On 25/06/2016 11:00 PM, rikki cattermole wrote:
... snip ...

What we want is to be able to explicitly say what the context is for a
functions code and declare no globals.

@noglobals
struct MyContext {

    @disable
    this(this);

    void func() {

    }
}

Function calls outside of the struct are ok for: @system, pure and
@noglobals.
Making the struct pure wouldn't work since there goes @safe and @system
calls.

MyContext.func would implicitly have @noglobals applied to it.

Now preferably we would have new hooks added so they could be in the
context. Specifically if they are there they are used instead of the
globals for e.g. GC. That way things like allocators could be used
instead. Given that the context should be heap/stack allocated and never
copied it would mean that once the fiber dies, all memory it uses is
deallocated or returned to the pool.

Now I did say about hooks, there are no ways to do that without having a
bunch of context pointers somewhere saying which function is currently
set to the hook. If done via a stack it would given history for
unsetting the current context allowing recursive.
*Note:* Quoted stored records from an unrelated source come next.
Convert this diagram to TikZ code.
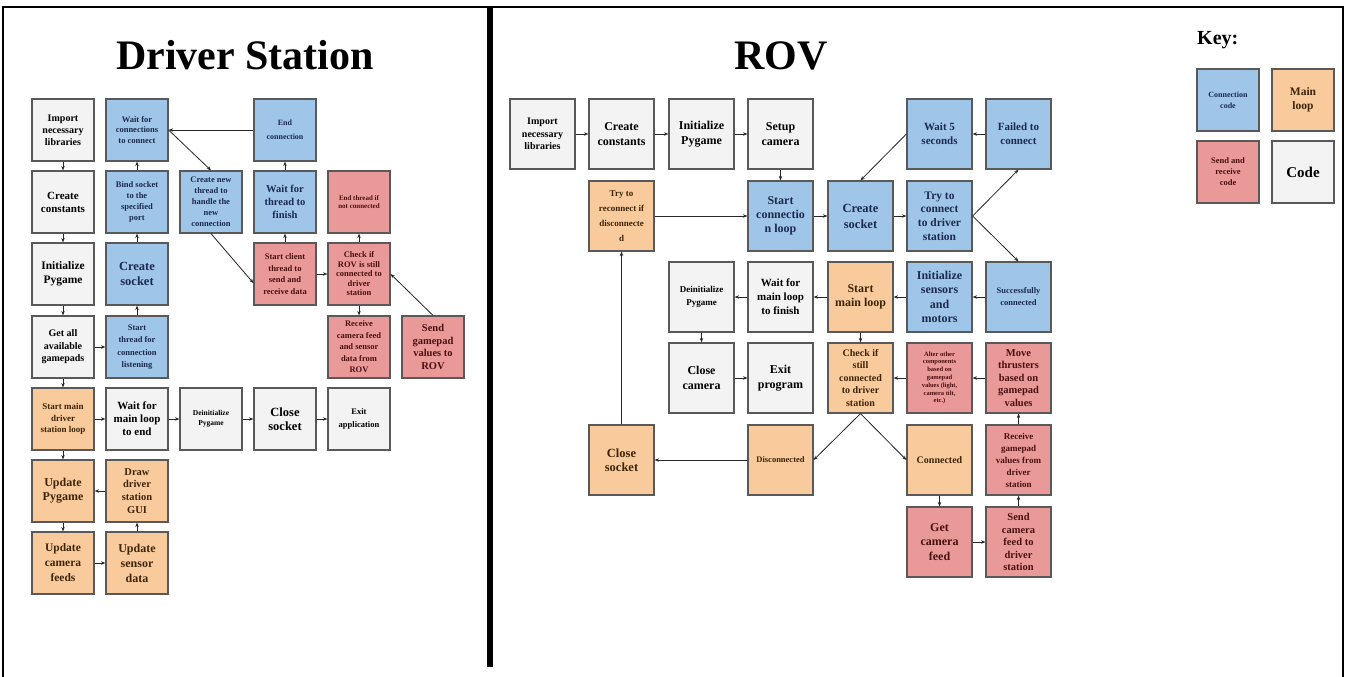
\documentclass[tikz,border=0pt]{standalone}
\usepackage{fontspec}
\setmainfont{Liberation Serif}
\usetikzlibrary{arrows.meta}
\definecolor{bfill}{HTML}{9FC5E8}
\definecolor{ofill}{HTML}{F9CB9C}
\definecolor{rfill}{HTML}{EA9999}
\definecolor{wfill}{HTML}{F3F3F3}
\definecolor{bdr}{HTML}{595959}
\definecolor{btext}{HTML}{1B2A4E}
\definecolor{otext}{HTML}{3D2408}
\definecolor{rtext}{HTML}{4A1010}
\newcommand{\F}[2]{\bfseries\fontsize{#1}{#2}\selectfont}
\begin{document}
\begin{tikzpicture}[x=1pt,y=-1pt,
  box/.style={draw=bdr, line width=1.2pt, align=center, inner sep=0pt},
  ds/.style={box, minimum width=62pt, minimum height=62pt},
  rv/.style={box, minimum width=65pt, minimum height=70pt},
  blu/.style={fill=bfill, text=btext},
  orng/.style={fill=ofill, text=otext},
  redd/.style={fill=rfill, text=rtext},
  wht/.style={fill=wfill, text=black},
  arr/.style={-{Stealth[length=4.5pt,width=3.5pt]}, line width=0.8pt, draw=black!85},
  title/.style={font=\bfseries\fontsize{42}{46}\selectfont, inner sep=0pt}]
\useasboundingbox (0,0) rectangle (1349,677);
\fill[white] (0,0) rectangle (1349,677);
% frame
\draw[line width=2.5pt] (3,677) -- (3,7) -- (1343,7) -- (1343,677);
\draw[line width=6pt] (490,7) -- (490,667);
% titles
\node[title, anchor=base] (tds) at (245,70) {Driver Station};
\node[title, anchor=base] (trov) at (781,70) {ROV};
\node[font=\bfseries\fontsize{20}{22}\selectfont, inner sep=0pt, anchor=base west] (tkey) at (1197,45) {Key:};

% ---------------- Driver Station ----------------
\node[ds, wht, font=\F{10}{12}] (dimport) at (63,130) {Import\\necessary\\libraries};
\node[ds, wht, font=\F{11}{13}] (dconst) at (63,202) {Create\\constants};
\node[ds, wht, font=\F{11.5}{13.5}] (dinit) at (63,274) {Initialize\\Pygame};
\node[ds, wht, font=\F{10}{12.5}] (dget) at (63,347) {Get all\\available\\gamepads};
\node[ds, orng, font=\F{9}{11.5}] (dstart) at (63,419) {Start main\\driver\\station loop};
\node[ds, orng, font=\F{12}{14}] (dupdpy) at (63,491) {Update\\Pygame};
\node[ds, orng, font=\F{11.5}{15}] (dupdcam) at (63,563) {Update\\camera\\feeds};
\node[ds, blu, font=\F{8.5}{10.8}] (dwaitc) at (137,130) {Wait for\\connections\\to connect};
\node[ds, blu, font=\F{8.5}{10.8}] (dbind) at (137,202) {Bind socket\\to the\\specified\\port};
\node[ds, blu, font=\F{12.5}{14.3}] (dsock) at (137,274) {Create\\socket};
\node[ds, blu, font=\F{8.5}{12.5}] (dthread) at (137,347) {Start\\thread for\\connection\\listening};
\node[ds, wht, font=\F{11}{13}] (dwaitend) at (137,419) {Wait for\\main loop\\to end};
\node[ds, orng, font=\F{10.5}{12.8}] (ddraw) at (137,491) {Draw\\driver\\station\\GUI};
\node[ds, orng, font=\F{12}{15}] (dsensor) at (137,563) {Update\\sensor\\data};
\node[ds, blu, font=\F{8.5}{11}] (dnew) at (211,202) {Create new\\thread to\\handle the\\new\\connection};
\node[ds, wht, font=\F{7.5}{10}] (ddeinit) at (211,419) {Deinitialize\\Pygame};
\node[ds, blu, font=\F{8}{14}] (dendc) at (285,130) {End\\connection};
\node[ds, blu, font=\F{10.5}{13}] (dwaitth) at (285,202) {Wait for\\thread to\\finish};
\node[ds, redd, font=\F{8.5}{11.5}] (dclient) at (285,274) {Start client\\thread to\\send and\\receive data};
\node[ds, wht, font=\F{12.5}{14}] (dclose) at (285,419) {Close\\socket};
\node[ds, redd, font=\F{7}{8}] (dendth) at (359,202) {End thread if\\not connected};
\node[ds, redd, font=\F{8.5}{9.5}] (dcheck) at (359,274) {Check if\\ROV is still\\connected to\\driver\\station};
\node[ds, redd, font=\F{8.5}{11.5}] (drecv) at (359,347) {Receive\\camera feed\\and sensor\\data from\\ROV};
\node[ds, wht, font=\F{8.5}{12.5}] (dexit) at (359,419) {Exit\\application};
\node[ds, redd, font=\F{10.5}{12.5}] (dsend) at (433,347) {Send\\gamepad\\values to\\ROV};

\draw[arr] (dimport) -- (dconst);
\draw[arr] (dconst) -- (dinit);
\draw[arr] (dinit) -- (dget);
\draw[arr] (dget) -- (dstart);
\draw[arr] (dget) -- (dthread);
\draw[arr] (dthread) -- (dsock);
\draw[arr] (dsock) -- (dbind);
\draw[arr] (dbind) -- (dwaitc);
\draw[arr] (dendc.west) -- (dwaitc.east);
\draw[arr] (dwaitc.east) -- (dnew.north);
\draw[arr] (dnew.south) -- (dclient.196);
\draw[arr] (dclient) -- (dwaitth);
\draw[arr] (dwaitth) -- (dendc);
\draw[arr] (dclient) -- (dcheck);
\draw[arr] (dcheck) -- (dendth);
\draw[arr] (dcheck) -- (drecv);
\draw[arr] (dsend.north) -- (dcheck.east);
\draw[arr] (dstart) -- (dwaitend);
\draw[arr] (dwaitend) -- (ddeinit);
\draw[arr] (ddeinit) -- (dclose);
\draw[arr] (dclose) -- (dexit);
\draw[arr] (dstart) -- (dupdpy);
\draw[arr] (ddraw) -- (dupdpy);
\draw[arr] (dupdpy) -- (dupdcam);
\draw[arr] (dupdcam) -- (dsensor);
\draw[arr] (dsensor) -- (ddraw);

% ---------------- ROV ----------------
\node[rv, wht, font=\F{10}{12.5}] (rimport) at (542.5,134) {Import\\necessary\\libraries};
\node[rv, wht, font=\F{12}{15}] (rconst) at (621.5,134) {Create\\constants};
\node[rv, wht, font=\F{12}{15}] (rinit) at (701.5,134) {Initialize\\Pygame};
\node[rv, wht, font=\F{12}{15}] (rcam) at (780.5,134) {Setup\\camera};
\node[rv, blu, font=\F{11}{14}] (rwait5) at (939.5,134) {Wait 5\\seconds};
\node[rv, blu, font=\F{11}{14}] (rfail) at (1018.5,134) {Failed to\\connect};
\node[rv, orng, font=\F{9}{15}] (rtryrec) at (621.5,216) {Try to\\reconnect if\\disconnecte\\d};
\node[rv, blu, font=\F{12}{14}] (rloop) at (780.5,216) {Start\\connectio\\n loop};
\node[rv, blu, font=\F{12.5}{16}] (rsock) at (860.5,216) {Create\\socket};
\node[rv, blu, font=\F{11.5}{13.6}] (rtry) at (939.5,216) {Try to\\connect\\to driver\\station};
\node[rv, wht, font=\F{9}{13}] (rdeinit) at (701.5,297) {Deinitialize\\Pygame};
\node[rv, wht, font=\F{11}{14}] (rwaitf) at (780.5,297) {Wait for\\main loop\\to finish};
\node[rv, orng, font=\F{12}{14}] (rmain) at (860.5,297) {Start\\main loop};
\node[rv, blu, font=\F{12}{14.5}] (rsens) at (939.5,297) {Initialize\\sensors\\and\\motors};
\node[rv, blu, font=\F{8.5}{12}] (rsucc) at (1018.5,297) {Successfully\\connected};
\node[rv, wht, font=\F{12}{15}] (rclcam) at (701.5,378) {Close\\camera};
\node[rv, wht, font=\F{12}{15}] (rexit) at (780.5,378) {Exit\\program};
\node[rv, orng, font=\F{10}{12.5}] (rcheck) at (860.5,378) {Check if\\still\\connected\\to driver\\station};
\node[rv, redd, font=\F{6.5}{7.8}] (ralter) at (939.5,378) {Alter other\\components\\based on\\gamepad\\values (light,\\camera tilt,\\etc.)};
\node[rv, redd, font=\F{10.5}{12.5}] (rmove) at (1018.5,378) {Move\\thrusters\\based on\\gamepad\\values};
\node[rv, orng, font=\F{12.5}{14.5}] (rclsock) at (621.5,460) {Close\\socket};
\node[rv, orng, font=\F{8.5}{10}] (rdisc) at (780.5,460) {Disconnected};
\node[rv, orng, font=\F{10}{12}] (rconn) at (939.5,460) {Connected};
\node[rv, redd, font=\F{9}{12}] (rrecv) at (1018.5,460) {Receive\\gamepad\\values from\\driver\\station};
\node[rv, redd, font=\F{12}{14.7}] (rget) at (939.5,542) {Get\\camera\\feed};
\node[rv, redd, font=\F{10.5}{12.5}] (rsend) at (1018.5,542) {Send\\camera\\feed to\\driver\\station};

\draw[arr] (rimport) -- (rconst);
\draw[arr] (rconst) -- (rinit);
\draw[arr] (rinit) -- (rcam);
\draw[arr] (rcam) -- (rloop);
\draw[arr] (rtryrec) -- (rloop);
\draw[arr] (rloop) -- (rsock);
\draw[arr] (rsock) -- (rtry);
\draw[arr] (rtry.east) -- (rfail.south);
\draw[arr] (rtry.east) -- (rsucc.north);
\draw[arr] (rfail) -- (rwait5);
\draw[arr] (rwait5.west) -- (rsock.north);
\draw[arr] (rsucc) -- (rsens);
\draw[arr] (rsens) -- (rmain);
\draw[arr] (rmain) -- (rwaitf);
\draw[arr] (rwaitf) -- (rdeinit);
\draw[arr] (rdeinit) -- (rclcam);
\draw[arr] (rclcam) -- (rexit);
\draw[arr] (rmain) -- (rcheck);
\draw[arr] (ralter) -- (rcheck);
\draw[arr] (rmove) -- (ralter);
\draw[arr] (rrecv) -- (rmove);
\draw[arr] (rsend) -- (rrecv);
\draw[arr] (rget) -- (rsend);
\draw[arr] (rconn) -- (rget);
\draw[arr] (rcheck.south) -- (rdisc.east);
\draw[arr] (rcheck.south) -- (rconn.west);
\draw[arr] (rdisc) -- (rclsock);
\draw[arr] (rclsock) -- (rtryrec);

% ---------------- Key ----------------
\node[ds, blu, font=\F{8}{11}] (kconn) at (1228,100) {Connection\\code};
\node[ds, orng, font=\F{11.5}{14}] (kmain) at (1303,100) {Main\\loop};
\node[ds, redd, font=\F{8.5}{11}] (ksend) at (1228,172) {Send and\\receive\\code};
\node[ds, wht, font=\F{15}{17}] (kcode) at (1303,172) {Code};
\end{tikzpicture}
\end{document}
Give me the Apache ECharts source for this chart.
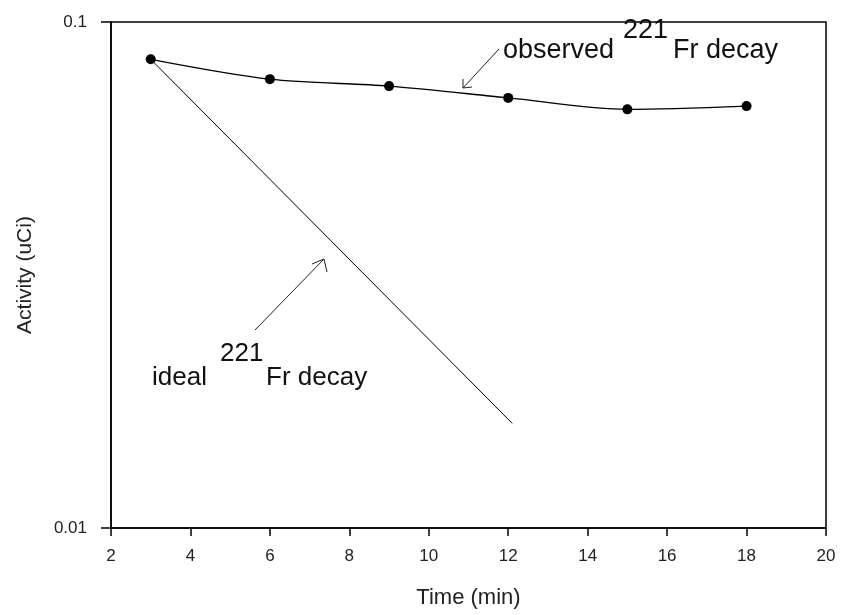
<!DOCTYPE html>
<html><head><meta charset="utf-8">
<script src="https://cdn.jsdelivr.net/npm/echarts@6/dist/echarts.min.js"></script>
<style>html,body{margin:0;padding:0;background:#fff}#c{width:845px;height:615px}</style>
</head><body><div id="c"></div>
<script>
const obsTime = [3, 6, 9, 12, 15, 18];
const obsActivity = [0.0844, 0.0771, 0.0747, 0.0708, 0.0672, 0.0682];
const idealTime = [3, 12.1];
const idealActivity = [0.0844, 0.0161];
const xTicks = [2, 4, 6, 8, 10, 12, 14, 16, 18, 20];
const yTicks = [0.01, 0.1];

const FONT = '"Liberation Sans",Arial,sans-serif';
const chart = echarts.init(document.getElementById('c'));
chart.setOption({
  animation: false,
  backgroundColor: '#fff',
  grid: {left: 111, right: 19, top: 22, bottom: 87, containLabel: false, outerBoundsMode: 'none',
    show: true, borderColor: '#000', borderWidth: 1.5, backgroundColor: 'transparent'},
  xAxis: {
    type: 'value', min: xTicks[0], max: xTicks[xTicks.length - 1], interval: 2,
    name: 'Time (min)', nameLocation: 'middle', nameGap: 59,
    nameTextStyle: {fontFamily: FONT, fontSize: 22, color: '#222'},
    axisLine: {lineStyle: {color: '#000', width: 1.5}},
    axisTick: {inside: false, length: 8, lineStyle: {color: '#000', width: 1.5}},
    axisLabel: {fontFamily: FONT, fontSize: 17, color: '#222', margin: 20},
    splitLine: {show: false}
  },
  yAxis: {
    type: 'log', logBase: 10, min: yTicks[0], max: yTicks[1],
    name: 'Activity (uCi)', nameLocation: 'middle', nameGap: 75, nameRotate: 90,
    nameTextStyle: {fontFamily: FONT, fontSize: 21, color: '#222'},
    axisLine: {lineStyle: {color: '#000', width: 1.5}},
    axisTick: {inside: false, length: 10, lineStyle: {color: '#000', width: 1.5}},
    minorTick: {show: false},
    axisLabel: {fontFamily: FONT, fontSize: 17, color: '#222', margin: 24,
      formatter: v => (Math.abs(v - 0.1) < 1e-9 ? '0.1' : Math.abs(v - 0.01) < 1e-9 ? '0.01' : '')},
    splitLine: {show: false}
  },
  series: [
    {
      type: 'line', data: idealTime.map((t, i) => [t, idealActivity[i]]),
      showSymbol: false, symbol: 'none',
      lineStyle: {color: '#000', width: 1}, z: 2
    },
    {
      type: 'line', data: obsTime.map((t, i) => [t, obsActivity[i]]),
      smooth: 0.3, symbol: 'circle', symbolSize: 10,
      itemStyle: {color: '#000'},
      lineStyle: {color: '#000', width: 1.3}, z: 3
    }
  ],
  graphic: [
    {type: 'text', left: 503, top: 37, style: {text: 'observed', font: '27px ' + FONT, fill: '#111'}},
    {type: 'text', left: 623, top: 17, style: {text: '221', font: '27px ' + FONT, fill: '#111'}},
    {type: 'text', left: 673, top: 37, style: {text: 'Fr decay', font: '27px ' + FONT, fill: '#111'}},
    {type: 'line', shape: {x1: 499, y1: 49, x2: 463, y2: 88}, style: {stroke: '#222', lineWidth: 1}},
    {type: 'polyline', shape: {points: [[463, 79], [463, 88], [472, 87]]}, style: {stroke: '#222', lineWidth: 1, fill: null}},
    {type: 'text', left: 152, top: 365, style: {text: 'ideal', font: '26px ' + FONT, fill: '#111'}},
    {type: 'text', left: 220, top: 341, style: {text: '221', font: '26px ' + FONT, fill: '#111'}},
    {type: 'text', left: 266, top: 365, style: {text: 'Fr decay', font: '26px ' + FONT, fill: '#111'}},
    {type: 'line', shape: {x1: 255, y1: 330, x2: 324, y2: 259}, style: {stroke: '#222', lineWidth: 1}},
    {type: 'polyline', shape: {points: [[312, 264], [324, 259], [327, 272]]}, style: {stroke: '#222', lineWidth: 1, fill: null}}
  ]
});
</script></body></html>
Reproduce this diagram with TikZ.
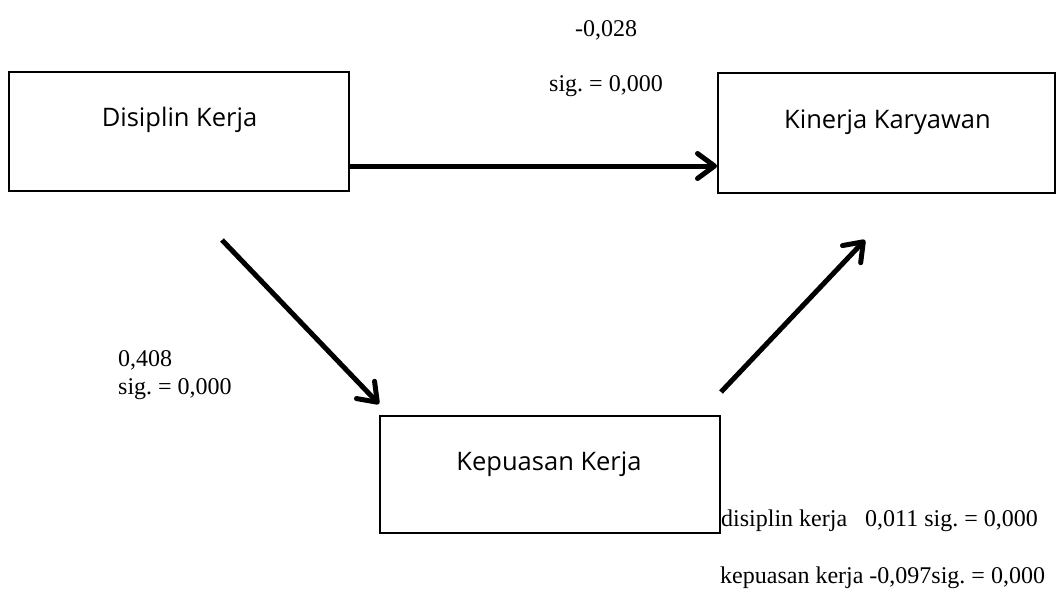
\documentclass[tikz,border=0pt]{standalone}
\usepackage{fontspec}
\setmainfont{Liberation Serif}
\newfontfamily\boxfont{Open Sans}
\usetikzlibrary{arrows.meta}
\frenchspacing
\begin{document}
\begin{tikzpicture}[x=1pt,y=-1pt,
  varbox/.style={draw, line width=2pt, inner sep=0pt, minimum width=340pt, minimum height=119pt},
  boxtext/.style={anchor=base, inner sep=0pt, font=\boxfont\fontsize{25.5}{30}\selectfont},
  coef/.style={anchor=base west, inner sep=0pt, font=\fontsize{24}{28}\selectfont},
  path arrow/.style={line width=5pt, -{Straight Barb[length=17pt,width=25pt,round]}}]
\useasboundingbox (0,0) rectangle (1057,592);

% variable boxes
\node[varbox] (dk) at (179,131.5) {};
\node[varbox, minimum width=337pt, minimum height=120pt] (kk) at (886.5,133) {};
\node[varbox, minimum height=117pt] (kp) at (550,474.5) {};

\node[boxtext] (dkt) at (179.5,126) {Disiplin Kerja};
\node[boxtext] (kkt) at (887.5,128) {Kinerja Karyawan};
\node[boxtext] (kpt) at (549,470) {Kepuasan Kerja};

% path arrows
\coordinate (hline) at (0,166);
\coordinate (d1s) at (222,240);
\coordinate (d2e) at (865,240);
\draw[path arrow] (dk.east |- hline) -- (kk.west |- hline);
\draw[path arrow] (d1s) -- ([yshift=11pt]kp.north west);
\draw[path arrow] ([yshift=23pt]kp.north east) -- (d2e);

% coefficients
\node[coef] (c1) at (575,36) {-0,028};
\node[coef] (s1) at (549,91) {sig. = 0,000};
\node[coef] (c2) at (118,366) {0,408};
\node[coef] (s2) at (118,394) {sig. = 0,000};
\node[coef] (c3) at (721,526) {disiplin kerja\hspace{0.75em}0,011 sig. = 0,000};
\node[coef] (c4) at (720,583) {kepuasan kerja -0,097sig. = 0,000};
\end{tikzpicture}
\end{document}
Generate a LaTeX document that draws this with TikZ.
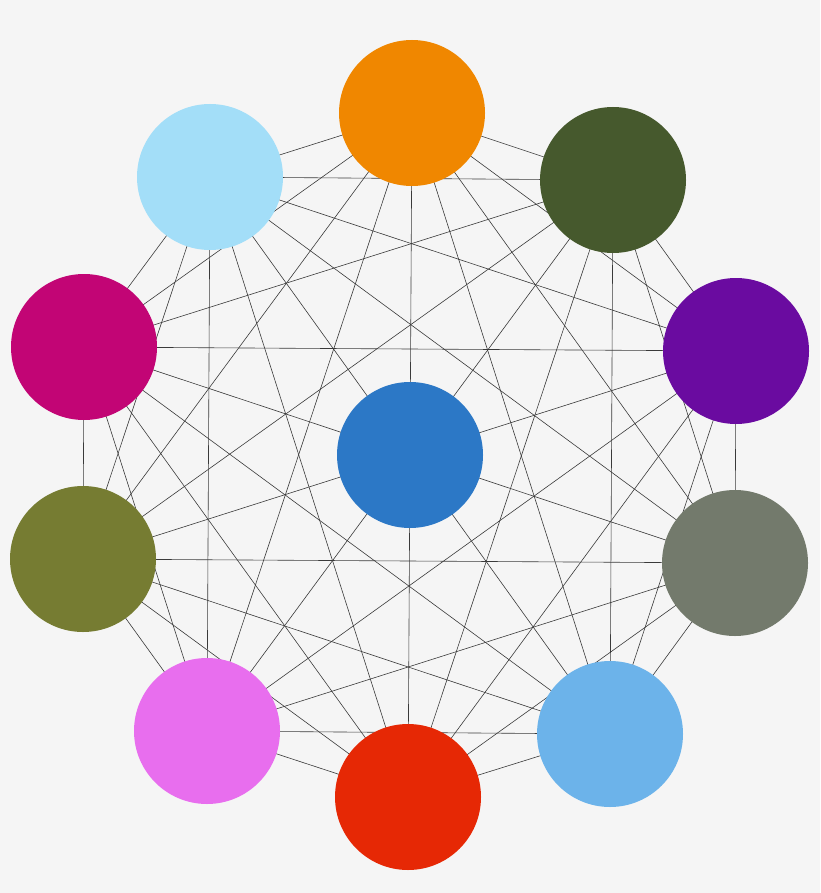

The underlying fiber provider would have to inform the switch on e.g.
yield. But that isn't hard to do.

Looking back perhaps we can allow globals, but we'd need to instead have
a hook for when assigning to a global / passing to anything not pure
that is heap based. That would allow "moving" memory ownership from the
fiber to the process GC.


TLDR: I think we can do this with just a @noglobals attribute, but done
properly it looks like we need proper hooks in place which are a lot
harder.

I've thought about this further, the only hook function we don't currently have is related to global + TLS assignment for memory. We can get away with e.g. new overriding and ~ via the GC proxy (actually a fairly decent way to go about it).

Since this assignment hook is potentially quite expensive, it definitely should be only if used under whatever attribute we use.